The news that Sammy Sosa—late of the Chicago Cubs and lesser Major League Baseball (MLB) nines—applied performance-enhancing drugs during his career was about as shocking as the word echoing across the canyons of finance that implied Wall Streeters are greedy to the point of gluttony, with the law little more than a nuisance.
Ain’t that America? In baseball and high finance, our citizens are more than welcome to game the system as long as nobody finds out
How can that be? Greed is no shocker, but the gross level of unjust compensation—and the willful overleveraging by financial lifeforms—is so far over the top not even Jim Cramer can believe it really happened. Given a chance, most of us expect the voracious denizens of Wall Street will cheat in the darkness of light and the brightness of day—until they get caught with their digits in the till.
Nobody says: “Say it ain’t so, Jimmy Cayne” when they get a look-see into what happened on his watch at Bear Stearns.
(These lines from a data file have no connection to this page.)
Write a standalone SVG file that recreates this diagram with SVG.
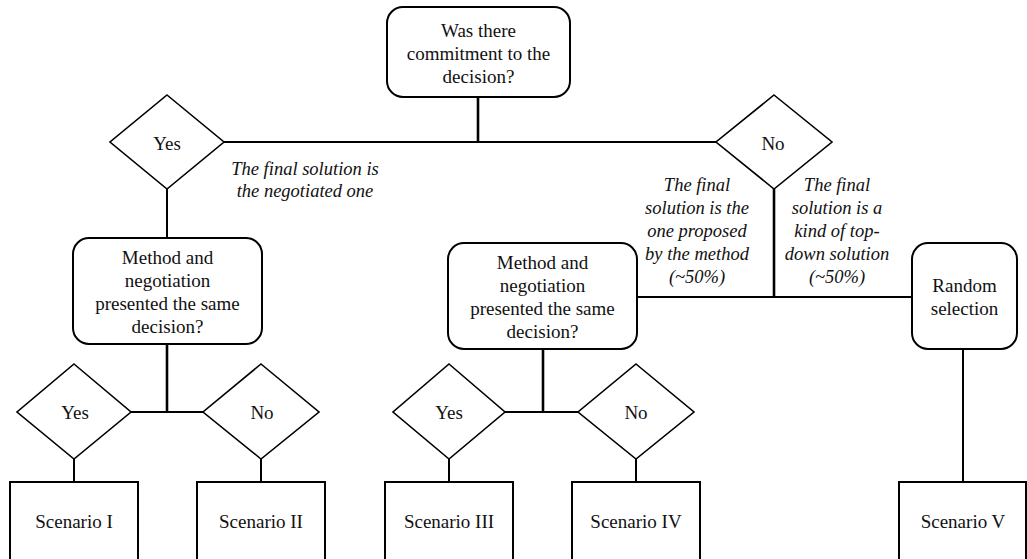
<svg xmlns="http://www.w3.org/2000/svg" width="1027" height="559" viewBox="0 0 1027 559" font-family="Liberation Serif, Times New Roman, DejaVu Serif, serif">
<style>
.box{fill:#fff;stroke:#000;stroke-width:2}
.dia{fill:#fff;stroke:#000;stroke-width:1.6}
.ln{stroke:#000;stroke-width:2;fill:none}
.vt{stroke:#000;stroke-width:2.6;fill:none}
.t{font-size:19px;fill:#111;text-anchor:middle}
.i{font-size:18.5px;font-style:italic;fill:#111;text-anchor:middle}
</style>
<rect width="1027" height="559" fill="#fff"/>
<g id="connectors">
<line class="vt" x1="478" y1="97" x2="478" y2="143"/>
<line class="ln" x1="223" y1="142" x2="717" y2="142"/>
<line class="ln" x1="167" y1="189" x2="167" y2="238"/>
<line class="vt" x1="774" y1="189" x2="774" y2="298"/>
<line class="ln" x1="637" y1="297" x2="912" y2="297"/>
<line class="vt" x1="167" y1="344" x2="167" y2="413"/>
<line class="ln" x1="130" y1="412" x2="203" y2="412"/>
<line class="vt" x1="543" y1="349" x2="543" y2="413"/>
<line class="ln" x1="505" y1="412" x2="579" y2="412"/>
<line class="ln" x1="74" y1="459" x2="74" y2="482"/>
<line class="ln" x1="261" y1="459" x2="261" y2="482"/>
<line class="ln" x1="449" y1="459" x2="449" y2="482"/>
<line class="ln" x1="636" y1="459" x2="636" y2="482"/>
<line class="ln" x1="963" y1="349" x2="963" y2="482"/>
</g>
<g id="q-commitment">
<rect class="box" x="387" y="7" width="183" height="90" rx="16"/>
<text class="t" x="478.5" y="37">Was there</text>
<text class="t" x="478.5" y="60">commitment to the</text>
<text class="t" x="478.5" y="83">decision?</text>
</g>
<g id="yes-top">
<polygon class="dia" points="167,95 224,142 167,189 110,142"/>
<text class="t" x="167" y="150">Yes</text>
</g>
<g id="no-top">
<polygon class="dia" points="774,95 832,142 774,189 716,142"/>
<text class="t" x="773" y="150">No</text>
</g>
<g id="label-negotiated">
<text class="i" x="305" y="175">The final solution is</text>
<text class="i" x="305" y="197">the negotiated one</text>
</g>
<g id="label-method">
<text class="i" x="697" y="191">The final</text>
<text class="i" x="697" y="214">solution is the</text>
<text class="i" x="697" y="237">one proposed</text>
<text class="i" x="697" y="260">by the method</text>
<text class="i" x="697" y="283">(~50%)</text>
</g>
<g id="label-topdown">
<text class="i" x="837" y="191">The final</text>
<text class="i" x="837" y="214">solution is a</text>
<text class="i" x="837" y="237">kind of top-</text>
<text class="i" x="837" y="260">down solution</text>
<text class="i" x="837" y="283">(~50%)</text>
</g>
<g id="q-same-1">
<rect class="box" x="73" y="238" width="189" height="106" rx="16"/>
<text class="t" x="167.5" y="264">Method and</text>
<text class="t" x="167.5" y="287">negotiation</text>
<text class="t" x="167.5" y="310">presented the same</text>
<text class="t" x="167.5" y="333">decision?</text>
</g>
<g id="q-same-2">
<rect class="box" x="448" y="243" width="189" height="106" rx="16"/>
<text class="t" x="542.5" y="269">Method and</text>
<text class="t" x="542.5" y="292">negotiation</text>
<text class="t" x="542.5" y="315">presented the same</text>
<text class="t" x="542.5" y="338">decision?</text>
</g>
<g id="random">
<rect class="box" x="912" y="243" width="105" height="106" rx="16"/>
<text class="t" x="964.5" y="292">Random</text>
<text class="t" x="964.5" y="315">selection</text>
</g>
<g id="yes-1">
<polygon class="dia" points="74,364 131,412 74,459 17,412"/>
<text class="t" x="75" y="419">Yes</text>
</g>
<g id="no-1">
<polygon class="dia" points="261,364 319,412 261,459 203,412"/>
<text class="t" x="262" y="419">No</text>
</g>
<g id="yes-2">
<polygon class="dia" points="449,364 505,412 449,459 393,412"/>
<text class="t" x="449" y="419">Yes</text>
</g>
<g id="no-2">
<polygon class="dia" points="636,364 694,412 636,459 578,412"/>
<text class="t" x="636" y="419">No</text>
</g>
<g id="scenario-1">
<rect class="box" x="10" y="482" width="128" height="90"/>
<text class="t" x="74" y="528">Scenario I</text>
</g>
<g id="scenario-2">
<rect class="box" x="197" y="482" width="128" height="90"/>
<text class="t" x="261" y="528">Scenario II</text>
</g>
<g id="scenario-3">
<rect class="box" x="385" y="482" width="128" height="90"/>
<text class="t" x="449" y="528">Scenario III</text>
</g>
<g id="scenario-4">
<rect class="box" x="572" y="482" width="128" height="90"/>
<text class="t" x="636" y="528">Scenario IV</text>
</g>
<g id="scenario-5">
<rect class="box" x="899" y="482" width="127" height="90"/>
<text class="t" x="963" y="528">Scenario V</text>
</g>
</svg>
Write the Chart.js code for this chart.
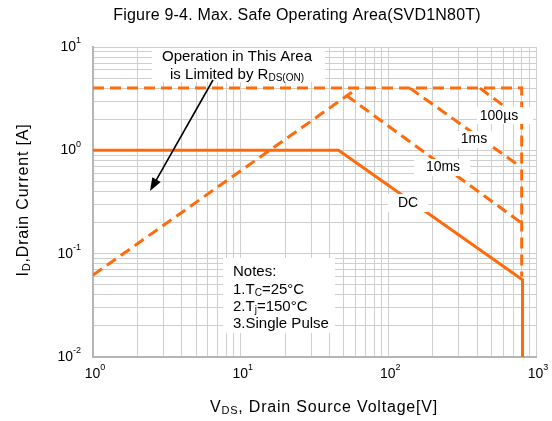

Read “House of Cards” by William Cohan if you don’t believe me.
Baseball is another story that sings the body egregious. Cheating was and is a way of life in the grand old game—won’t you come home, Gaylord Perry—and everybody knew it, and nobody did a damn thing about it until it was way late in the game, say the bottom of the ninth with the winning run on third. Thanks to steroids and human growth hormone, the Hall of Fame induction ceremonies for the next ten years are going to be as pure as the driven slush.
Nobody well ever ask A-Rod to say it ain’t so.
You can blame money for both situations—the stakes simply too high for humans to resist temptation—but there’s something more basic at work on the level playing field. The cheating in baseball and Wall Street is who we really are as a nation and leaves us many miles from the Elysian Field of equality.
















1 Comment Add your own
1. Edward Troy | June 19th, 2009 at 8:29 am
I think you and I of that generation and a half grew up at a time when cheating was considered ethically and morally despicable. Spitballs and test copying were from what I remember, very rare. I never cheated on a test or in life. I truly think that when the "We Generation's" values we changed into the "Me Generation's" values, greed, lying and cheating became the expected norm. There were so many "Pillars of Society" indulging in greed, lying, and cheating, those behaviors were ignored.
As someone who is not wealthy, I do wonder where I would be financially, if I had done what those types did. Smart, honest work has not paid off. Don't get me wrong, we have a great life. I endure too many morons that got away with finding some angle that was not prosecuted, and yet they blabber on and on about work, while sucking down paychecks that have siphoned the vitality of this country.
Too much money rewarding substandard intelligence and ability. 20 home runs in a month; Roberto Clemente would not have been ashamed getting that in a year.